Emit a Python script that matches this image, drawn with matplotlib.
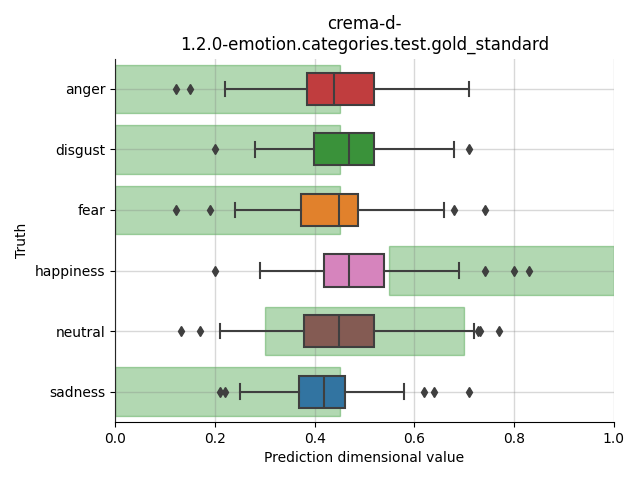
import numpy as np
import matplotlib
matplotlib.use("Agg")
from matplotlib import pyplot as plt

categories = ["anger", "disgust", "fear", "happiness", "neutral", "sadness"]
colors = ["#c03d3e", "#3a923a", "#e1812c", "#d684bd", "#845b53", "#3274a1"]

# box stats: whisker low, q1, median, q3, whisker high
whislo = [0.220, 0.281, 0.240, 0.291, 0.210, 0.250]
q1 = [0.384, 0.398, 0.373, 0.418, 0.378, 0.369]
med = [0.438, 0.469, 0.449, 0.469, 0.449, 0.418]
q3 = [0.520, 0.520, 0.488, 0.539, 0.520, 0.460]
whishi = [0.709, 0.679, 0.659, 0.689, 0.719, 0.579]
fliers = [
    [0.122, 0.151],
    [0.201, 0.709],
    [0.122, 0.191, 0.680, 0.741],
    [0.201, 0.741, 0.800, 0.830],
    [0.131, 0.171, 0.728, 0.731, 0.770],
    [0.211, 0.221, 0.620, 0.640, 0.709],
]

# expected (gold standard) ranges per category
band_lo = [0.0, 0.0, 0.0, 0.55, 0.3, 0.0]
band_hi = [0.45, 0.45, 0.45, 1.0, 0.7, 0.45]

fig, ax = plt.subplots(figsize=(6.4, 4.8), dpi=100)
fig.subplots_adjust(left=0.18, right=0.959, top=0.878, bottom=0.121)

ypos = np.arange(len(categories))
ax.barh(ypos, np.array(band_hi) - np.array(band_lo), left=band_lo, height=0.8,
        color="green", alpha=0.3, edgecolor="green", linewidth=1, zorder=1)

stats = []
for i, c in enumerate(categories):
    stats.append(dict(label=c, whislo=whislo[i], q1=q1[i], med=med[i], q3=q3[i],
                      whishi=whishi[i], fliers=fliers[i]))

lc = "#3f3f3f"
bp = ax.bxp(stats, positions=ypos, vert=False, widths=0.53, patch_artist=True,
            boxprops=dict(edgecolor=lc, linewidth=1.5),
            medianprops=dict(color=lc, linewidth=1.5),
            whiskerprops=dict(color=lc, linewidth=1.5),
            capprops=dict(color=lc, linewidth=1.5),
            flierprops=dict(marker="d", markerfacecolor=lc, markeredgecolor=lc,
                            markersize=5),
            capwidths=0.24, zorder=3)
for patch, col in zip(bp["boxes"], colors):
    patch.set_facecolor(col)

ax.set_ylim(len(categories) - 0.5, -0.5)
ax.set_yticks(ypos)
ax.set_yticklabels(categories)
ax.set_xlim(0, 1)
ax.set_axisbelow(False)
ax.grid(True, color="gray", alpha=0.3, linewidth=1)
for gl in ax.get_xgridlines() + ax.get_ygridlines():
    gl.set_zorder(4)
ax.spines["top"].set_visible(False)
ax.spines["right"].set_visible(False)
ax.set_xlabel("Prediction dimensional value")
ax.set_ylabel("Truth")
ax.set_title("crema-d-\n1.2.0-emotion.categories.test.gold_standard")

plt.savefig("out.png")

-=-=-=-=-

Directions: Write down every line from the opening of the listing to the line with "right=0.959, top=0.878, bottom=0.121)", both included, and nothing else; the pictures are omitted.

Task response:
Emit a Python script that matches this image, drawn with matplotlib.
import numpy as np
import matplotlib
matplotlib.use("Agg")
from matplotlib import pyplot as plt

categories = ["anger", "disgust", "fear", "happiness", "neutral", "sadness"]
colors = ["#c03d3e", "#3a923a", "#e1812c", "#d684bd", "#845b53", "#3274a1"]

# box stats: whisker low, q1, median, q3, whisker high
whislo = [0.220, 0.281, 0.240, 0.291, 0.210, 0.250]
q1 = [0.384, 0.398, 0.373, 0.418, 0.378, 0.369]
med = [0.438, 0.469, 0.449, 0.469, 0.449, 0.418]
q3 = [0.520, 0.520, 0.488, 0.539, 0.520, 0.460]
whishi = [0.709, 0.679, 0.659, 0.689, 0.719, 0.579]
fliers = [
    [0.122, 0.151],
    [0.201, 0.709],
    [0.122, 0.191, 0.680, 0.741],
    [0.201, 0.741, 0.800, 0.830],
    [0.131, 0.171, 0.728, 0.731, 0.770],
    [0.211, 0.221, 0.620, 0.640, 0.709],
]

# expected (gold standard) ranges per category
band_lo = [0.0, 0.0, 0.0, 0.55, 0.3, 0.0]
band_hi = [0.45, 0.45, 0.45, 1.0, 0.7, 0.45]

fig, ax = plt.subplots(figsize=(6.4, 4.8), dpi=100)
fig.subplots_adjust(left=0.18, right=0.959, top=0.878, bottom=0.121)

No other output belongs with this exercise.